▶ WHAT IS EXPECTED
Locate the lines where "standalone" occurs and copy them as they stand.

▶ DATA TO PROCESS

——

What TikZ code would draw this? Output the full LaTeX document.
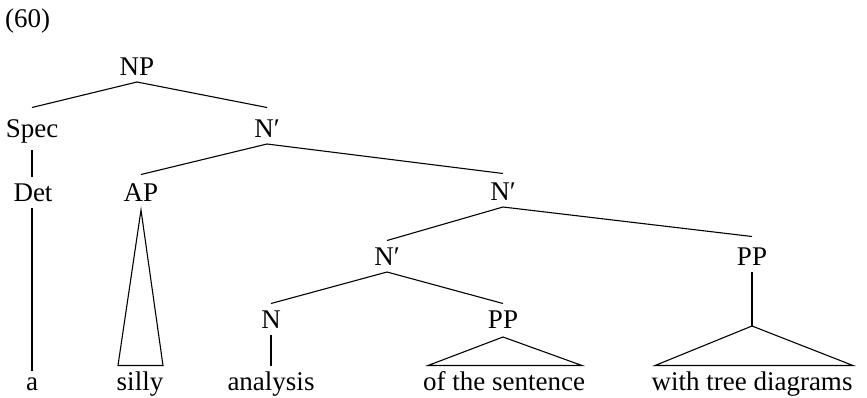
\documentclass[tikz,border=0pt]{standalone}
\usepackage{fontspec}
\setmainfont{Liberation Serif}
\usepackage{tikz}

\begin{document}
\begin{tikzpicture}[x=1pt,y=-1pt,
    font=\fontsize{27}{32}\selectfont,
    cat/.style={inner sep=0pt,outer xsep=0pt,outer ysep=7pt,
      text height=17.5pt,text depth=0pt,anchor=base},
    branch/.style={line width=1.1pt}]
  \useasboundingbox (0,0) rectangle (867,397);
  % example number
  \node[inner sep=0pt,anchor=base west] (num) at (5,27) {(60)};
  % category labels
  \foreach \name/\x/\y/\txt in {np/137/75/NP, spec/32/137/Spec, nb1/267/137/N′,
      det/33/201/Det, ap/141/201/AP, nb2/503/200/N′, nb3/387/265/N′,
      pp2/752/265/PP, n/271/328/N, pp1/503/328/PP} {
    \node[cat] (\name) at (\x,\y) {\txt};
  }
  % words (leaves)
  \foreach \name/\x/\txt in {wa/32/a, wsilly/140/silly, wanalysis/271/analysis,
      wsentence/504/of the sentence, wdiagrams/752/with tree diagrams} {
    \node[cat] (\name) at (\x,390) {\txt};
  }
  % branches
  \draw[branch] (np.south) -- ([yshift=5pt]spec.north);
  \draw[branch] (np.south) -- ([yshift=5pt]nb1.north);
  \draw[branch] ([yshift=-6pt]spec.south) -- (spec.south |- det.north);
  \draw[branch] (det.south -| wa.north) -- ([yshift=-5pt]wa.north);
  \draw[branch] (nb1.south) -- ([yshift=2pt]ap.north);
  \draw[branch] (nb1.south) -- ([yshift=2pt]nb2.north);
  \draw[branch] (nb2.south) -- (nb3.north);
  \draw[branch] (nb2.south) -- ([yshift=4pt]pp2.north);
  \draw[branch] (nb3.south) -- (n.north);
  \draw[branch] (nb3.south) -- (pp1.north);
  \draw[branch] (n.south) -- (wanalysis.north);
  % triangles
  \draw[branch] ([yshift=-2pt]ap.south) -- ([xshift=-22pt]wsilly.north)
    -- ([xshift=23pt]wsilly.north) -- cycle;
  \draw[branch] ([yshift=-2pt]pp1.south) -- ([xshift=-76pt]wsentence.north)
    -- ([xshift=78pt]wsentence.north) -- cycle;
  \coordinate (pp2tri) at (752,326);
  \draw[branch] (pp2.south) -- (pp2tri);
  \draw[branch] (pp2tri) -- ([xshift=-97pt]wdiagrams.north)
    -- ([xshift=101pt]wdiagrams.north) -- cycle;
\end{tikzpicture}
\end{document}
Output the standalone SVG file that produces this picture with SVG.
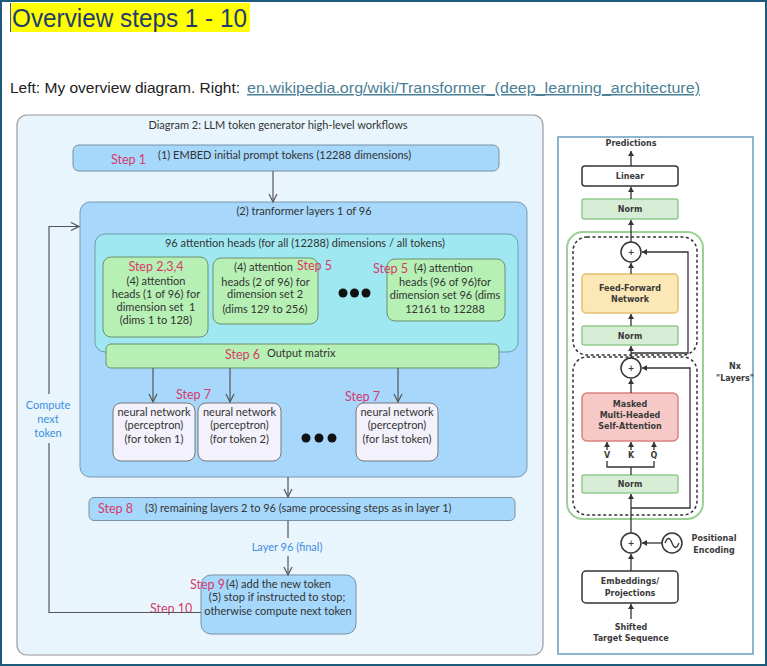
<svg xmlns="http://www.w3.org/2000/svg" width="767" height="666" viewBox="0 0 767 666">
<defs>
<style>
.t{font-family:Lato,"Open Sans","DejaVu Sans",sans-serif;font-size:11px;fill:#333}
.c{text-anchor:middle}
.st{font-family:Lato,"Open Sans",sans-serif;font-size:12.5px;fill:#d63a6b}
.bl{fill:#3c8de0}
.r{font-family:"DejaVu Sans",sans-serif;font-weight:bold;font-size:8px;fill:#3a3a3a;text-anchor:middle}
.ln{fill:none;stroke:#555;stroke-width:1.2}
.rl{fill:none;stroke:#333;stroke-width:1.3}
.blue{fill:#a6d8fb;stroke:#7990a3;stroke-width:1}
.grn{fill:#b6f0b4;stroke:#6d8f6d;stroke-width:1}
.nn{fill:#f3f1fb;stroke:#777;stroke-width:1}
.rn{fill:#d6ecd4;stroke:#93c98e;stroke-width:1.5}
.rw{fill:#fff;stroke:#333;stroke-width:1.5}
</style>
<marker id="oa" markerWidth="12" markerHeight="12" refX="9" refY="5" orient="auto" markerUnits="userSpaceOnUse">
<path d="M1,1 L9,5 L1,9" fill="none" stroke="#555" stroke-width="1.2"/>
</marker>
<marker id="ta" markerWidth="8" markerHeight="8" refX="5" refY="3" orient="auto" markerUnits="userSpaceOnUse">
<path d="M0,0 L5,3 L0,6 Z" fill="#333"/>
</marker>
</defs>

<rect x="1" y="1" width="765" height="664" fill="#fff" stroke="#1d5b7c" stroke-width="2"/>

<g id="header">
<rect x="10" y="3" width="240" height="29" fill="#ffff00"/>
<line x1="10.5" y1="3" x2="10.5" y2="32" stroke="#3050c0" stroke-width="1"/>
<text x="12" y="27" font-family="'Liberation Sans',Arial,sans-serif" font-size="26" fill="#1f3c72" textLength="235" lengthAdjust="spacingAndGlyphs">Overview steps 1 - 10</text>
<text x="10" y="93" font-family="'Liberation Sans',Arial,sans-serif" font-size="15" fill="#222" textLength="230" lengthAdjust="spacingAndGlyphs">Left: My overview diagram. Right:</text>
<text x="247" y="93" font-family="'Liberation Sans',Arial,sans-serif" font-size="15" fill="#4a7f96" text-decoration="underline" textLength="453" lengthAdjust="spacingAndGlyphs">en.wikipedia.org/wiki/Transformer_(deep_learning_architecture)</text>
</g>

<g id="left-diagram">
<rect x="17" y="115" width="526" height="540" rx="10" fill="#e9f5fd" stroke="#9a9a9a" stroke-width="1.2"/>
<text class="t c" x="278" y="128.5">Diagram 2: LLM token generator high-level workflows</text>
</g>

<g id="step1">
<rect class="blue" x="73" y="145" width="426" height="26" rx="6"/>
<text class="st" x="111" y="163.5">Step 1</text>
<text class="t" x="158" y="159">(1) EMBED initial prompt tokens (12288 dimensions)</text>
</g>

<g id="layer">
<rect x="80" y="202" width="447" height="275" rx="10" fill="#a7d8fc" stroke="#7a98b0" stroke-width="1"/>
<text class="t c" x="304" y="214.5">(2) tranformer layers 1 of 96</text>
</g>

<g id="attention">
<rect x="95" y="234" width="423" height="118" rx="10" fill="#9fe8f1" stroke="#6a9fa8" stroke-width="1"/>
<text class="t c" x="305" y="246.5">96 attention heads (for all (12288) dimensions / all tokens)</text>
</g>

<g id="head1">
<rect class="grn" x="103" y="257" width="105" height="80" rx="8"/>
<text class="st c" x="156" y="270.5">Step 2,3,4</text>
<text class="t c" x="156" y="284.5">(4) attention</text>
<text class="t c" x="156" y="297.5">heads (1 of 96) for</text>
<text class="t c" x="156" y="310.5" xml:space="preserve">dimension set  1</text>
<text class="t c" x="156" y="324">(dims 1 to 128)</text>
</g>

<g id="head2">
<rect class="grn" x="213" y="258" width="105" height="66" rx="8"/>
<text class="t c" x="263.5" y="271">(4) attention</text>
<text class="st" x="297" y="269.5">Step 5</text>
<text class="t c" x="265.5" y="285.5">heads (2 of 96) for</text>
<text class="t c" x="265" y="298">dimension set 2</text>
<text class="t c" x="265" y="312.5">(dims 129 to 256)</text>
</g>

<g id="dots1">
<circle cx="343" cy="293" r="4.5" fill="#111"/>
<circle cx="354.5" cy="293" r="4.5" fill="#111"/>
<circle cx="366" cy="293" r="4.5" fill="#111"/>
</g>

<g id="head3">
<rect class="grn" x="387" y="259" width="118" height="62" rx="8"/>
<text class="st" x="373" y="272.5">Step 5</text>
<text class="t" x="414" y="271.5">(4) attention</text>
<text class="t c" x="445" y="285.5">heads (96 of 96)for</text>
<text class="t c" x="445" y="298.5">dimension set 96 (dims</text>
<text class="t c" x="445" y="312.5">12161 to 12288</text>
</g>

<g id="output">
<rect class="grn" x="106" y="344" width="393" height="24" rx="5"/>
<text class="st" x="225" y="358.5">Step 6</text>
<text class="t" x="267" y="356.5">Output matrix</text>
</g>

<g id="nn1">
<rect class="nn" x="113" y="403" width="82" height="58" rx="8"/>
<text class="t c" x="154" y="416">neural network</text>
<text class="t c" x="154" y="429">(perceptron)</text>
<text class="t c" x="154" y="443">(for token 1)</text>
</g>
<g id="nn2">
<rect class="nn" x="198" y="403" width="83" height="58" rx="8"/>
<text class="t c" x="239.5" y="416">neural network</text>
<text class="t c" x="239.5" y="429">(perceptron)</text>
<text class="t c" x="239.5" y="443">(for token 2)</text>
</g>
<g id="nn3">
<rect class="nn" x="356" y="403" width="82" height="58" rx="8"/>
<text class="t c" x="397" y="416">neural network</text>
<text class="t c" x="397" y="429">(perceptron)</text>
<text class="t c" x="397" y="443">(for last token)</text>
</g>
<g id="step7-labels">
<text class="st" x="176" y="398.5">Step 7</text>
<text class="st" x="345" y="400.5">Step 7</text>
</g>
<g id="dots2">
<circle cx="306" cy="438" r="4.5" fill="#111"/>
<circle cx="319" cy="438" r="4.5" fill="#111"/>
<circle cx="332" cy="438" r="4.5" fill="#111"/>
</g>

<g id="step8">
<rect class="blue" x="89" y="497.5" width="426" height="23" rx="5"/>
<text class="st" x="98" y="512.5">Step 8</text>
<text class="t" x="145" y="512">(3) remaining layers 2 to 96 (same processing steps as in layer 1)</text>
</g>

<g id="step9">
<rect class="blue" x="201" y="575" width="155" height="59" rx="10"/>
<text class="t" x="226" y="587.5">(4) add the new token</text>
<text class="t c" x="277" y="601">(5) stop if instructed to stop;</text>
<text class="t c" x="278" y="614.5">otherwise compute next token</text>
<text class="st" x="190" y="588.5">Step 9</text>
<text class="st" x="150" y="612.5">Step 10</text>
</g>

<g id="connectors">
<line class="ln" x1="273" y1="171" x2="273" y2="202" marker-end="url(#oa)"/>
<line class="ln" x1="153" y1="368" x2="153" y2="402" marker-end="url(#oa)"/>
<line class="ln" x1="230" y1="368" x2="230" y2="402" marker-end="url(#oa)"/>
<line class="ln" x1="398" y1="368" x2="398" y2="402" marker-end="url(#oa)"/>
<line class="ln" x1="288" y1="477" x2="288" y2="497" marker-end="url(#oa)"/>
<line class="ln" x1="288" y1="520.5" x2="288" y2="538"/>
<line class="ln" x1="288" y1="556" x2="288" y2="575" marker-end="url(#oa)"/>
<text class="t c bl" x="287" y="551">Layer 96 (final)</text>
<path class="ln" d="M201,612.5 H49 V443"/>
<path class="ln" d="M49,394 V226.5 H79" marker-end="url(#oa)"/>
<text class="t c bl" x="48" y="409">Compute</text>
<text class="t c bl" x="48" y="422.5">next</text>
<text class="t c bl" x="48" y="436.5">token</text>
</g>

<g id="right-diagram">
<rect x="558" y="137" width="195" height="517" fill="#fff" stroke="#6b9cbf" stroke-width="1.5"/>
<rect x="567" y="232" width="136" height="287" rx="16" fill="none" stroke="#9cd095" stroke-width="2"/>
<rect x="573" y="237" width="124" height="118" rx="14" fill="none" stroke="#333" stroke-width="1.5" stroke-dasharray="3,2.5"/>
<rect x="573" y="357" width="124" height="158" rx="14" fill="none" stroke="#333" stroke-width="1.5" stroke-dasharray="3,2.5"/>
<text class="r" x="631" y="146">Predictions</text>
<text class="r" x="735" y="369">Nx</text>
<text class="r" x="735" y="381">"Layers"</text>
</g>
<g id="r-linear"><rect class="rw" x="582" y="166" width="96" height="20" rx="3"/><text class="r" x="630" y="179">Linear</text></g>
<g id="r-norm1"><rect class="rn" x="582" y="199" width="96" height="20" rx="2"/><text class="r" x="630" y="212">Norm</text></g>
<g id="r-add1"><circle cx="631" cy="252" r="10" fill="#fff" stroke="#333" stroke-width="1.5"/><text class="r" x="631" y="255" font-size="7">+</text></g>
<g id="r-ffn"><rect x="582" y="274" width="96" height="39" rx="4" fill="#fce8b6" stroke="#e3bf6e" stroke-width="1.5"/><text class="r" x="630" y="291">Feed-Forward</text><text class="r" x="630" y="302">Network</text></g>
<g id="r-norm2"><rect class="rn" x="582" y="326" width="96" height="19" rx="2"/><text class="r" x="630" y="338.5">Norm</text></g>
<g id="r-add2"><circle cx="631" cy="368" r="10" fill="#fff" stroke="#333" stroke-width="1.5"/><text class="r" x="631" y="371" font-size="7">+</text></g>
<g id="r-mhsa"><rect x="582" y="393" width="96" height="48" rx="5" fill="#f7c9c6" stroke="#d9837f" stroke-width="1.5"/><text class="r" x="630" y="407">Masked</text><text class="r" x="630" y="418">Multi-Headed</text><text class="r" x="630" y="429">Self-Attention</text></g>
<g id="r-vkq"><text class="r" x="607" y="458" font-size="7">V</text><text class="r" x="631" y="458" font-size="7">K</text><text class="r" x="654" y="458" font-size="7">Q</text></g>
<g id="r-norm3"><rect class="rn" x="582" y="475" width="96" height="18" rx="2"/><text class="r" x="630" y="487">Norm</text></g>
<g id="r-add3"><circle cx="631" cy="543" r="10" fill="#fff" stroke="#333" stroke-width="1.5"/><text class="r" x="631" y="546" font-size="7">+</text></g>
<g id="r-pos"><circle cx="672" cy="543" r="10" fill="#fff" stroke="#333" stroke-width="1.5"/><path d="M665,543 q3.5,-9 7,0 t7,0" fill="none" stroke="#333" stroke-width="1.3"/><text class="r" x="714" y="541">Positional</text><text class="r" x="714" y="553">Encoding</text></g>
<g id="r-emb"><rect class="rw" x="582" y="571" width="96" height="32" rx="4"/><text class="r" x="630" y="584">Embeddings/</text><text class="r" x="630" y="596">Projections</text></g>
<g id="r-input"><text class="r" x="631" y="630">Shifted</text><text class="r" x="631" y="641">Target Sequence</text></g>

<g id="r-connectors">
<line class="rl" x1="631" y1="166" x2="631" y2="151" marker-end="url(#ta)"/>
<line class="rl" x1="631" y1="199" x2="631" y2="187" marker-end="url(#ta)"/>
<line class="rl" x1="631" y1="242" x2="631" y2="220" marker-end="url(#ta)"/>
<line class="rl" x1="631" y1="274" x2="631" y2="263" marker-end="url(#ta)"/>
<line class="rl" x1="631" y1="326" x2="631" y2="314" marker-end="url(#ta)"/>
<path class="rl" d="M631,353 H688 V252 H642" marker-end="url(#ta)"/>
<line class="rl" x1="631" y1="358" x2="631" y2="346" marker-end="url(#ta)"/>
<line class="rl" x1="631" y1="393" x2="631" y2="379" marker-end="url(#ta)"/>
<path class="rl" d="M631,508 H690 V368 H642" marker-end="url(#ta)"/>
<line class="rl" x1="607" y1="450" x2="607" y2="442" marker-end="url(#ta)"/>
<line class="rl" x1="631" y1="450" x2="631" y2="442" marker-end="url(#ta)"/>
<line class="rl" x1="654" y1="450" x2="654" y2="442" marker-end="url(#ta)"/>
<path class="rl" d="M607,461 V467 H654 V461 M631,467 V475"/>
<line class="rl" x1="631" y1="533" x2="631" y2="494" marker-end="url(#ta)"/>
<line class="rl" x1="631" y1="571" x2="631" y2="554" marker-end="url(#ta)"/>
<line class="rl" x1="662" y1="543" x2="642" y2="543" marker-end="url(#ta)"/>
<line class="rl" x1="631" y1="619" x2="631" y2="604" marker-end="url(#ta)"/>
</g>
</svg>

——

▶ WRITTEN SOLUTION
\documentclass[tikz,border=0pt]{standalone}
Output the standalone SVG file that produces this picture with SVG.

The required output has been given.